In our previous example, the service requester signs up for 2,000 digital widgets a day. Do we simply assume the service usage rate will be linear throughout the day? And what’s the definition for the duration of a “day”? Twenty-four hours? Eight hours?
Service use often doesn’t occur in a linear fashion. There are peaks and valleys in usage rates. In the ’70s, when transaction systems became popular, it was apparent that people tended to work harder in the afternoon and some business services were more heavily used at specific times of the day just by the nature of the service. This became known as the peak hour demand (or demand latency). Some services might have multiple peak hours.

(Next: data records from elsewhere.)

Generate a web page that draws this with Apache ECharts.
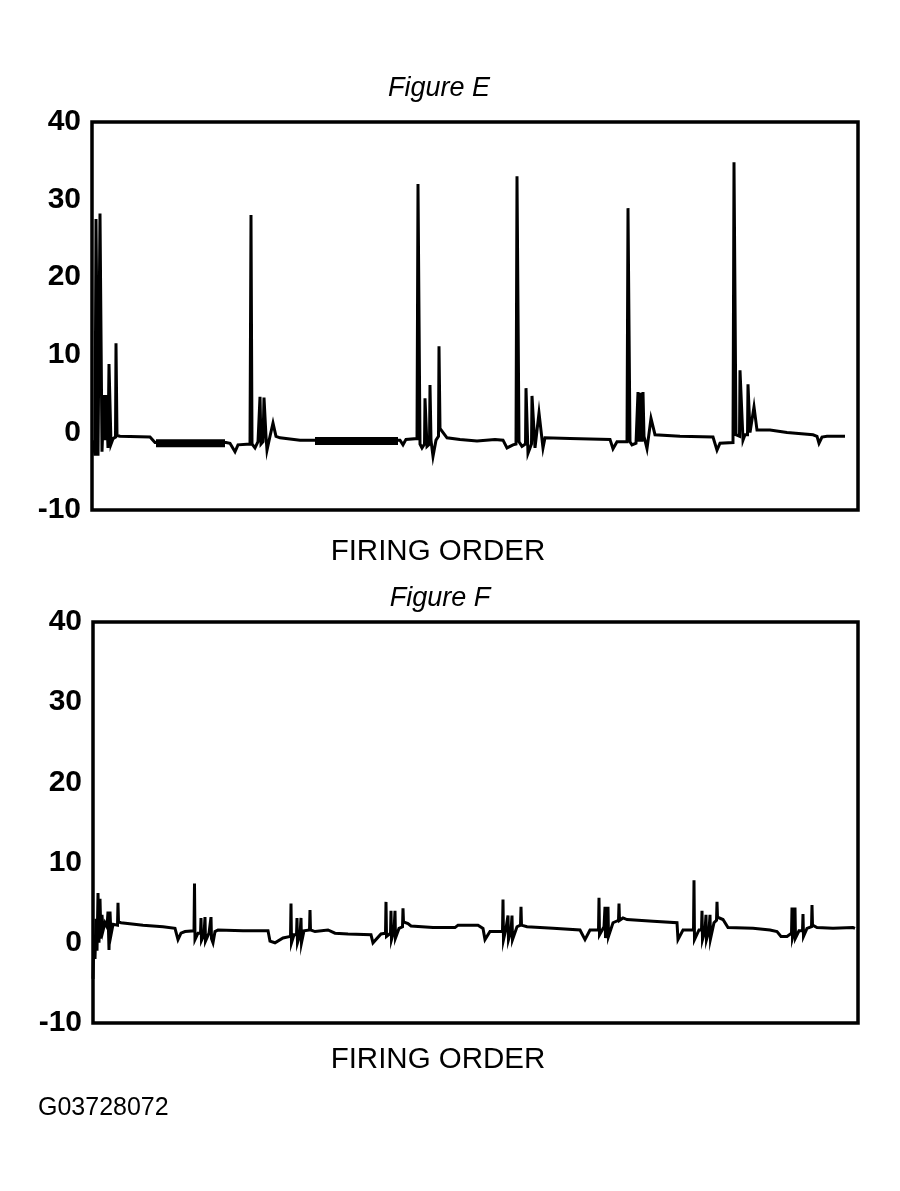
<!DOCTYPE html>
<html>
<head>
<meta charset="utf-8">
<script src="https://cdn.jsdelivr.net/npm/echarts@6/dist/echarts.min.js"></script>
<style>
html,body{margin:0;padding:0;background:#fff;}
#chart{width:900px;height:1191px;}
</style>
</head>
<body>
<div id="chart"></div>
<script>
// Y axis tick labels (kV)
const yTicks = [-10, 0, 10, 20, 30, 40];

// Figure E: time (arbitrary sweep units) and voltage
const eTime = [1,3,4,6,8,10,12,13,14,16,17,19,21,23.5,24,25,28,58,63,134,138,143,146,158,159,160,163,166,167.5,168,169,171,172,173,174,175,177,178,181,184,188,208,221,308,311,314,325,326,328,330,332.5,333,335,337.5,338,339,341,344,346.5,347,348,350,355,368,385,403,411,415,421,424,425,427,430,433.5,434,436,439.5,440,443,447,451,453,478,498,
  518,521,525,535,536,538,540,544,545.5,546,547,549,550,551,552,555,559,563,588,621,625,628,641,642,644,646,647.5,648,651,653,655.5,656,658,660,662,665,678,695,721,725,727,730,735,753];
const eVolt = [-1,-3,27.5,-3,28.2,-2.5,4.8,-1,4.8,-2,8.8,-1.5,-0.8,-0.6,11.5,-0.4,-0.5,-0.6,-1.3,-1.3,-1.4,-2.5,-1.6,-1.5,28,-1.5,-2.0,-1.2,-1.2,4.6,-1.5,-1.2,4.5,4.4,-0.5,-2.3,-2.3,-0.5,1.2,-0.5,-0.7,-1.0,-1.0,-1.0,-1.6,-0.9,-0.8,32,-1.5,-2.0,-1.5,4.4,-1.8,-1.5,6.1,-1,-3.1,-1,-0.5,11.1,0.5,0.3,-0.7,-0.9,-1.1,-0.9,-1.0,-2.0,-1.6,-1.5,33,-1.2,-1.8,-1.5,5.7,-2.7,-1.5,4.7,-2.0,2.5,-2.0,-0.7,-0.8,-0.85,
  -0.9,-2.1,-1.2,-1.2,28.9,-1.2,-1.6,-1.4,-1.4,5.2,-1.2,5.1,-1.2,5.2,-0.5,-2.1,1.8,-0.3,-0.5,-0.6,-2.3,-1.4,-1.3,34.8,-0.3,-0.5,-0.5,8.0,-1.0,-0.3,-0.3,6.2,0.0,0.1,3.3,0.3,0.3,0.0,-0.3,-0.5,-1.4,-0.6,-0.5,-0.5];

// Figure E: noisy (thick) baseline stretches
const bandStart = [64, 223];
const bandEnd = [133, 306];
const bandLevel = [-1.4, -1.1];

// Figure F: time and voltage
const fTime = [0,1,2,3,4,5,6,7,8,9,10,12,14,14.5,15,16,17,18,20,24.5,25,25.5,28,50,70,82,85,88,92,101,101.5,102,105,107.5,108,108.5,111,111.5,112,112.5,116,117.5,118,118.5,120,122,125,150,175,177,182,190,197.5,198,198.5,201,203.5,204,204.5,207,207.5,208,208.5,211,216.5,217,217.5,222,
  235,242,255,278,280,288,292.5,293,293.5,297.5,298,298.5,301,301.5,302,302.5,306,309.5,310,310.5,315,318,340,362,365,385,390,392,397,409.5,410,410.5,413,414.5,415,415.5,418,418.5,419,419.5,424,427.5,428,428.5,434,460,487,492,497,505.5,506,506.5,511,511.5,512,512.5,514,514.5,515,515.5,520,525.5,526,526.5,530,534,560,584,585,590,
  600.5,601,601.5,606,608.5,609,609.5,612,612.5,613,613.5,616,616.5,617,617.5,621,623.5,624,624.5,630,635,660,677,684,688,694,698.5,699,699.5,701.5,702,702.5,706,709.5,710,710.5,714,718.5,719,719.5,724,740,760,762];
const fVolt = [-4.5,1,-2,3,-1,6.2,0,5.5,0.5,3.5,1.5,2.5,2.0,2.0,3.9,-0.9,3.9,1.0,2.3,2.2,5.0,2.6,2.5,2.2,2.0,1.8,0.4,1.2,1.4,1.5,7.4,0.4,1.2,1.2,3.1,0.3,1.0,1.0,3.2,0.2,1.2,1.2,3.2,0.5,0.0,1.4,1.6,1.5,1.5,0.2,0.0,0.6,0.8,4.9,0.0,1.0,1.0,3.1,0.0,1.0,1.0,3.1,0.0,1.5,1.6,4.1,1.6,1.4,
  1.6,1.2,1.1,1.0,0.0,1.1,1.2,5.1,0.8,1.2,4.0,0.4,1.5,1.5,4.0,0.6,1.8,2.0,4.3,2.6,2.4,2.1,1.9,1.9,2.2,2.2,1.8,0.4,1.4,1.4,5.4,0.4,1.8,1.8,3.4,0.4,1.5,1.5,3.4,0.4,2.0,2.2,4.5,2.2,2.0,1.8,1.6,0.4,1.6,1.6,5.6,1.0,2.0,2.0,4.5,0.6,2.0,2.0,4.5,0.8,2.5,2.8,4.9,2.8,3.1,2.9,2.7,2.5,0.4,1.6,
  1.6,7.8,0.4,1.6,1.6,4.0,0.4,1.5,1.5,3.5,0.4,1.5,1.5,3.5,0.5,2.5,2.8,5.1,3.2,2.9,1.9,1.8,1.6,1.4,0.8,0.8,1.2,4.4,0.6,1.5,4.4,0.6,1.5,1.5,3.6,0.8,1.8,2.0,4.7,2.2,1.9,1.8,1.9,1.8];

const titles = ['Figure E', 'Figure F'];
const xLabel = 'FIRING ORDER';
const figureCode = 'G03728072';

const zip = (a, b) => a.map((t, i) => [t, b[i]]);

const chart = echarts.init(document.getElementById('chart'), null, {renderer: 'canvas'});
const fontFamily = '"Liberation Sans", Arial, Helvetica, sans-serif';

function yAxis(gridIndex) {
  return {
    type: 'value', gridIndex, min: yTicks[0], max: yTicks[yTicks.length - 1], interval: 10,
    axisLine: {show: false}, axisTick: {show: false}, splitLine: {show: false},
    axisLabel: {color: '#000', fontSize: 30, fontWeight: 'bold', fontFamily, margin: 11}
  };
}
function xAxis(gridIndex, max) {
  return {
    type: 'value', gridIndex, min: 0, max,
    axisLine: {show: false}, axisTick: {show: false}, splitLine: {show: false}, axisLabel: {show: false}
  };
}

const trace = {color: '#000', width: 3, join: 'miter'};
const bandSeries = bandStart.map((s, i) => ({
  type: 'line', xAxisIndex: 0, yAxisIndex: 0, showSymbol: false, symbol: 'none',
  data: [[s, bandLevel[i]], [bandEnd[i], bandLevel[i]]],
  lineStyle: {color: '#000', width: 8, cap: 'butt'}
}));

chart.setOption({
  animation: false,
  backgroundColor: '#fff',
  grid: [
    {left: 92, top: 122, width: 766, height: 388, show: true, borderColor: '#000', borderWidth: 3.5, backgroundColor: 'transparent'},
    {left: 93, top: 622, width: 765, height: 401, show: true, borderColor: '#000', borderWidth: 3.5, backgroundColor: 'transparent'}
  ],
  xAxis: [xAxis(0, 766), xAxis(1, 765)],
  yAxis: [yAxis(0), yAxis(1)],
  series: [
    {type: 'line', xAxisIndex: 0, yAxisIndex: 0, data: zip(eTime, eVolt), showSymbol: false, symbol: 'none', lineStyle: trace},
    ...bandSeries,
    {type: 'line', xAxisIndex: 1, yAxisIndex: 1, data: zip(fTime, fVolt), showSymbol: false, symbol: 'none', lineStyle: trace}
  ],
  graphic: [
    {type: 'text', x: 439, y: 88, style: {text: titles[0], fontSize: 27, fontStyle: 'italic', fontFamily, fill: '#000', textAlign: 'center', textVerticalAlign: 'middle'}},
    {type: 'text', x: 438, y: 552, style: {text: xLabel, fontSize: 29.5, fontFamily, fill: '#000', textAlign: 'center', textVerticalAlign: 'middle'}},
    {type: 'text', x: 440, y: 598, style: {text: titles[1], fontSize: 27, fontStyle: 'italic', fontFamily, fill: '#000', textAlign: 'center', textVerticalAlign: 'middle'}},
    {type: 'text', x: 438, y: 1060, style: {text: xLabel, fontSize: 29.5, fontFamily, fill: '#000', textAlign: 'center', textVerticalAlign: 'middle'}},
    {type: 'text', x: 38, y: 1108, style: {text: figureCode, fontSize: 25, fontFamily, fill: '#000', textAlign: 'left', textVerticalAlign: 'middle'}}
  ]
});
</script>
</body>
</html>
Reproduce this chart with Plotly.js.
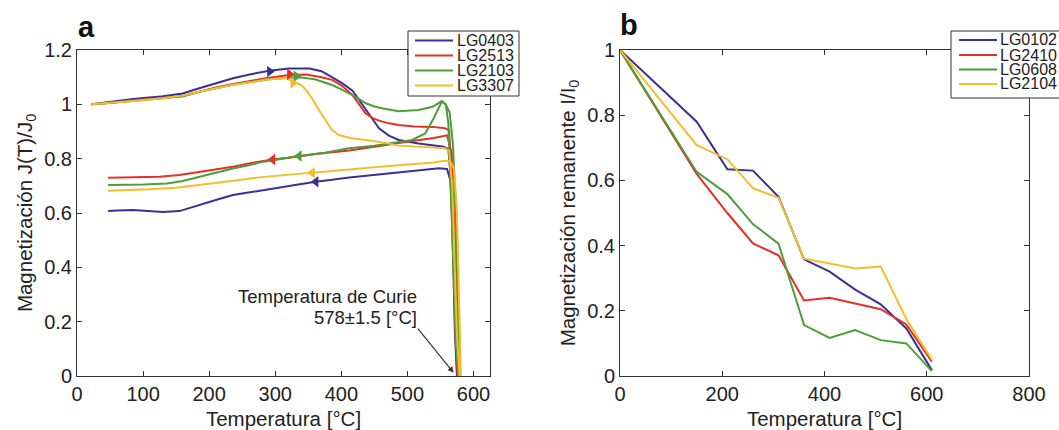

As peak hours occur, other ramifications develop. Since requester response time is elongating, the number of requests the requester really needs to make isn’t being addressed. So these new requests simply stack up, waiting their turn. This is similar to what happens on our roads at rush hour. A traffic light cycle time normally lets enough traffic through so the roads are only a little, if at all, congested. At rush hour, the same light cycle time is insufficient to allow the number of cars through the intersection to maintain a smooth flow of traffic. The cars back up and go slower. So is the peak hour of any digital service.
Using a 24-hour day, when there’s a peak hour demand, the digital asset/ resource requirements for the peak hour often double or triple the resources required for the other 23 hours. Figure 1 shows an example of peak hour representations of one service’s required resources.
If any of the resources are too con- strained to allow the utilizations represented in Figure 1, the requester perceives an elongation of response times plus a backup in user demand awaiting the service. Figure 2 shows a storage-constrained scenario.
There are two ways to deal with this situation. Each has pluses and minuses. Let’s take a look at each approach.
If there’s a workload manager controlling the service’s response curve and resources, it may dynamically add pool resources to address the storage constraint. It should simultaneously add extra server and bandwidth because, as we address the initial constraint, the demand may well flow to another resource constraint.